Водитель коротко посигналил - никакой реакции, пару раз мигнул фарами - ответа не последовало. Женщина продолжала сидеть, как ни в чём не бывало, и смотреть перед собой. Тогда он легонько толкнул доктора, но тот отвернулся от окна и ещё больше втянул голову в плечи.
Постояв ещё немного, Степаныч нажал на газ. Глядя в зеркало на удаляющуюся под фонарным столбом Егорову, он успокаивал себя тем, что нельзя быть таким сердобольным, что всех одиночеств не подберёшь и не отогреешь, да и не факт, что им, одиночествам, это нужно.
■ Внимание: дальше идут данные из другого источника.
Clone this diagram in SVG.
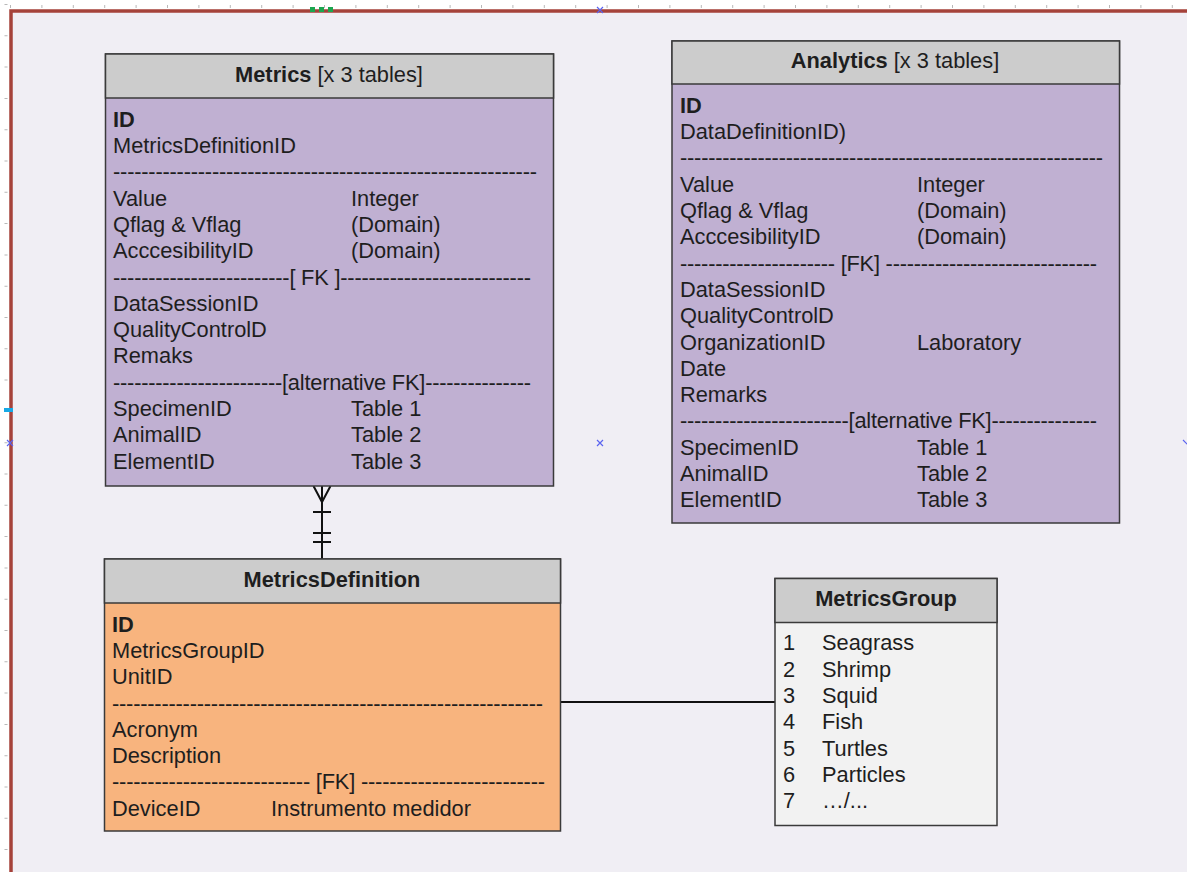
<svg xmlns="http://www.w3.org/2000/svg" width="1187" height="872" viewBox="0 0 1187 872">
<style>
text{font-family:"Liberation Sans",Arial,sans-serif;font-size:21.8px;fill:#1e1e1e}
.b{font-weight:bold}
.ttl{text-anchor:middle}
.bx{stroke:#3a3a3a;stroke-width:1.5}
.hd{fill:#cccccc}
.lav{fill:#c0b0d2}
.org{fill:#f8b47e}
.gry{fill:#f2f2f2}
.cn{stroke:#111;stroke-width:2;fill:none}
.mk{stroke:#5a63f0;stroke-width:1.2;fill:none}
</style>
<rect x="0" y="0" width="1187" height="872" fill="#ffffff"/>
<rect x="11" y="11" width="1200" height="900" fill="#f0eef4" stroke="#a5423a" stroke-width="3.5"/>
<line x1="10" y1="6.5" x2="1187" y2="6.5" stroke="#b8b8b8" stroke-width="3" stroke-dasharray="1 30.4"/>
<line x1="6" y1="4" x2="6" y2="872" stroke="#b8b8b8" stroke-width="3" stroke-dasharray="1 30.3"/>
<g fill="#1ca650"><rect x="310" y="7" width="5" height="5"/><rect x="319" y="7" width="5" height="5"/><rect x="328" y="7" width="5" height="5"/></g>
<rect x="4" y="408" width="9" height="4" fill="#17a9e6"/>
<path class="mk" d="M597 7l6 6M603 7l-6 6M7 440l6 6M13 440l-6 6M597 440l6 6M603 440l-6 6M1183 440l6 6"/>

<g id="connectors">
<line class="cn" x1="322" y1="486" x2="322" y2="559"/>
<path class="cn" d="M313.5 486L322 502L330.5 486M313 512H331M313 533H331M313 542H331"/>
<line class="cn" x1="561" y1="702" x2="775" y2="702"/>
</g>

<g id="metrics">
<rect class="bx lav" x="105.5" y="54" width="448" height="432"/>
<rect class="bx hd" x="105.5" y="54" width="448" height="44"/>
<text class="ttl" x="329" y="82"><tspan class="b">Metrics</tspan> [x 3 tables]</text>
<text class="b" x="113" y="127">ID</text>
<text x="113" y="153">MetricsDefinitionID</text>
<text x="113" y="179" textLength="424" lengthAdjust="spacing">------------------------------------------------------------</text>
<text x="113" y="206">Value</text><text x="351" y="206">Integer</text>
<text x="113" y="232">Qflag &amp; Vflag</text><text x="351" y="232">(Domain)</text>
<text x="113" y="258">AcccesibilityID</text><text x="351" y="258">(Domain)</text>
<text x="113" y="285" textLength="418" lengthAdjust="spacing">-------------------------[ FK ]---------------------------</text>
<text x="113" y="311">DataSessionID</text>
<text x="113" y="337">QualityControlD</text>
<text x="113" y="363">Remaks</text>
<text x="113" y="390" textLength="418" lengthAdjust="spacing">------------------------[alternative FK]---------------</text>
<text x="113" y="416">SpecimenID</text><text x="351" y="416">Table 1</text>
<text x="113" y="442">AnimalID</text><text x="351" y="442">Table 2</text>
<text x="113" y="469">ElementID</text><text x="351" y="469">Table 3</text>
</g>

<g id="analytics">
<rect class="bx lav" x="672" y="41" width="447.5" height="482"/>
<rect class="bx hd" x="672" y="41" width="447.5" height="43"/>
<text class="ttl" x="895" y="68"><tspan class="b">Analytics</tspan> [x 3 tables]</text>
<text class="b" x="680" y="113">ID</text>
<text x="680" y="139">DataDefinitionID)</text>
<text x="680" y="165" textLength="423" lengthAdjust="spacing">------------------------------------------------------------</text>
<text x="680" y="192">Value</text><text x="917" y="192">Integer</text>
<text x="680" y="218">Qflag &amp; Vflag</text><text x="917" y="218">(Domain)</text>
<text x="680" y="244">AcccesibilityID</text><text x="917" y="244">(Domain)</text>
<text x="680" y="271" textLength="417" lengthAdjust="spacing">---------------------- [FK] ------------------------------</text>
<text x="680" y="297">DataSessionID</text>
<text x="680" y="323">QualityControlD</text>
<text x="680" y="349.5">OrganizationID</text><text x="917" y="349.5">Laboratory</text>
<text x="680" y="376">Date</text>
<text x="680" y="402">Remarks</text>
<text x="680" y="428" textLength="417" lengthAdjust="spacing">------------------------[alternative FK]---------------</text>
<text x="680" y="455">SpecimenID</text><text x="917" y="455">Table 1</text>
<text x="680" y="481">AnimalID</text><text x="917" y="481">Table 2</text>
<text x="680" y="507">ElementID</text><text x="917" y="507">Table 3</text>
</g>

<g id="metricsdefinition">
<rect class="bx org" x="104.5" y="559" width="456" height="272"/>
<rect class="bx hd" x="104.5" y="559" width="456" height="44"/>
<text class="ttl b" x="332" y="587">MetricsDefinition</text>
<text class="b" x="112" y="631.5">ID</text>
<text x="112" y="658">MetricsGroupID</text>
<text x="112" y="684">UnitID</text>
<text x="112" y="710.5" textLength="431" lengthAdjust="spacing">-------------------------------------------------------------</text>
<text x="112" y="736.5">Acronym</text>
<text x="112" y="763">Description</text>
<text x="112" y="789" textLength="433" lengthAdjust="spacing">---------------------------- [FK] --------------------------</text>
<text x="112" y="815.5">DeviceID</text><text x="271" y="815.5">Instrumento medidor</text>
</g>

<g id="metricsgroup">
<rect class="bx gry" x="775" y="578.5" width="222" height="247"/>
<rect class="bx hd" x="775" y="578.5" width="222" height="44"/>
<text class="ttl b" x="886" y="606">MetricsGroup</text>
<text x="783" y="650">1</text><text x="822" y="650">Seagrass</text>
<text x="783" y="676.5">2</text><text x="822" y="676.5">Shrimp</text>
<text x="783" y="703">3</text><text x="822" y="703">Squid</text>
<text x="783" y="729">4</text><text x="822" y="729">Fish</text>
<text x="783" y="755.5">5</text><text x="822" y="755.5">Turtles</text>
<text x="783" y="781.5">6</text><text x="822" y="781.5">Particles</text>
<text x="783" y="808">7</text><text x="822" y="808">…/...</text>
</g>
</svg>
Вскоре он уже мчал по просторному, расчищенному шоссе на базу. Молодой врач делал вид, что спал, фельдшер затихла в салоне, будто её и не было там вовсе. Печка работала, в приёмнике тихо о чём-то пели. Степаныч уже не смотрел по сторонам, ему теперь не было дела до всякого рода одиночеств. И что за одиночества такие, которые хотят быть таковыми!.. Гордыня, дурь, нежелание понять и простить - вот что изначально рождает одиночество. Нужно урезонить в себе эту спесь и дорожить всем, что имеешь, особенно родными людьми.
«Интересно, - подумал он, - согласится ли старуха поехать вместе с ним в Америку? Сын с внуком там одни, и им наверняка время от времени требуется «скорая помощь», как вот этой Егоровой. Скорая, она ведь не только для тела, но и для души. И неважно, кто кому явится скорой помощью - они с бабкой или сын с внуком. Главное - избежать одиночества».
Степаныч мчал, не различая ни светофоров, ни сплошных линий на примороженном асфальте. Он торопился рассказать старухе о своём решении и о том открытии, которое перевернуло его сознание на сто восемьдесят градусов. Оказывается, одиночество наступает не тогда, когда ты старый и дряхлый, оно зарождается в молодости, в лихости и бесшабашности, когда многое получается и легко достигается цель. Вокруг масса людей, близких, друзей, которые, в сущности, к тебе безразличны. Вот тогда и нужен родной человек, хоть замухрышка, хоть бомж, но родной. Ведь без него сама основа рода человеческого, родная кровь, теряет всякий смысл. Какая же она родная, если живут оторванными друг от друга и ничего родного не осталось?! Ни земли, ни воздуха, ни языка… ни родины… Он так и объяснит старухе, что сыну с внуком нужна срочная помощь, и помощь эта - они.
Степаныч прокручивал в голове доводы, что должны будут убедить жену в незамедлительном отъезде за границу, перебирал все эпитеты и сравнения, так или иначе связанные со «скорой помощью», но так и не догадался, что скорой помощью для него явилась сидящая на шоссе незнакомка. Ему даже в голову не пришло, что занесённая снегом Егорова, а может, вовсе и не Егорова, которую он оставил мёрзнуть на остановке, спасла его от одиночества. И ещё, быть может, кого-нибудь спасёт.